Por: Rubén Darío Barrientos G.
En este mundo, cualquier negocio se puede acabar. Es que lo que era parte de la tradición al igual que lo que parecía ser inmortal, son hoy –en muchos casos–, cenizas al viento que cedieron ante el ímpetu de las nuevas tendencias, del esnobismo, de la misma economía de bolsillo que vivimos y de la fuerza hercúlea de lo arribista. Lo que yo nunca pensé fue que muchas librerías se fueran a extinguir, incluyendo a La Anticuaria (recuerdo a su dueño, el español Amadeo Pérez, sentado en una silla vieja en la plazuela de San Ignacio), que era la opción de precio bajo para los estudiantes, la de los usados, la de los libros rayados pero no por eso menos emocionantes. Imposible que se esfumara, pensaba.
Nicolás Morales, escribió un decidor artículo en el año 2010, que tituló: “La sociedad de las librerías muertas”, que más tarde tuvo su crespón negro en la solapa de los españoles que vieron cerrar 912 librerías en el año 2014 (más de dos punto cinco por día), según el diario ABC de Madrid. Para el año 2015, los ibéricos revelaron que los cierres pasaran de mil, lo que ya elevó a tres por día la hecatombe cultural. Del 2016 no se tienen noticias, pero seguro que eran iguales o más desalentadoras las informaciones al respecto.
En Colombia, la situación no es nada diferente. Un escrito que recuerdo haber leído afirmó que en nuestro medio “las librearías naufragaron”. Un columnista dijo que “pareciera que la gente no quiere leer sino escribir”. En Bogotá, hace un año cerró sus puertas que dejaban pasar ese efluvio delicioso de libros nuevos arrumados, la Librería Mundial, una clásica de casi nueve décadas. La Librería Aguirre de Medellín frunció, cuando aún la crisis no estaba tan azarosa. La Continental, Don Quijote, La Nueva, la Científica del centro de Medellín, Palinuro y otras muchas que se me escapan, quedaron reducidas a recuerdos y a evocaciones literarias.

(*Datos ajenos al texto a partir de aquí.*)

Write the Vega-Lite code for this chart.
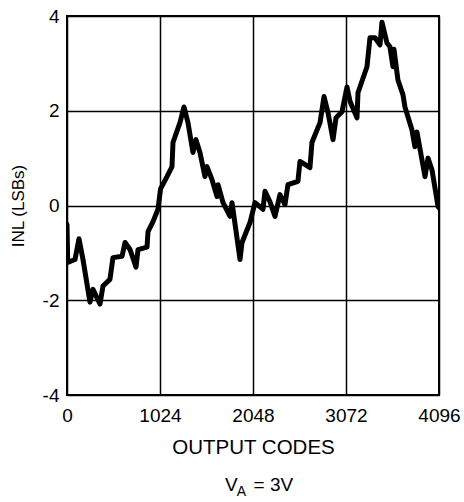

Cuando uno pasa por la Librearía Nacional y por Panamericana, siente como una ilusión, pero cuando sabe que en Bogotá bajaron la cortina de librerías tan reputadas como Verbalia, Expotamia y Caja de Herramientas, vuelve a sentir palpitaciones. Dicen los entendidos que la internet, la piratería, los precios de los libros, la poca predilección por leer y el hecho de que las nuevas generaciones prefieran bajar los libros en su tablet, conspiraron de una manera brutal.
El pasado 3 de mayo, El Espectador publicó una realística crónica que se tituló: ¿El fin de las bibliotecas?, del periodista Andrés Gómez Morales. La asocié, ipso facto, con la tristeza de las librerías moribundas. Se dice en dicha nota que incluso salieron de la nómina de Fundalectura (que es la encargada de administrar Bibliorred), una cantidad considerable de promotores, auxiliares y gestores territoriales. Sabe a crisis, a adelgazamiento macabro, máxime cuando ya la tónica es la de refundir bibliotecas y trasladar sus libros a otras. La nota de Gómez Morales, analiza la virtualidad (que no requiere espacio físico), los nuevos libros que se basan en películas y en referentes como las sagas cinematográficas. Estamos graves, como diría un transeúnte cualquiera.
La situación inmisericorde de las librerías que parece que no les da para sobreaguar en el corto plazo, sumado ello a las bibliotecas con su ausencia de sustrato lector y la falta de recursos, exhibe un panorama fúnebre. El auge de libros de mafia a $ 10.000, pirateados y amarillistas, que copan lectores de segunda, también juega papel demoledor. Mejor dicho, nos llevó el chucho en estas materias. Muy doloroso, porque nosotros profundizábamos en la biblioteca del colegio y en la Piloto de Gloria Palomino, nos untábamos de indagación, acariciábamos el libro y vivíamos una comunión con la sabiduría que encarnaban. Fuimos de la era de juniniar, en donde uno de los retenes obligados era ir a una librería del centro (Aguirre, Continental, Marín, Nueva, Científica, etc.) a comprar o a sentir los libros en las manos e irnos con ese olor que nos transportaba.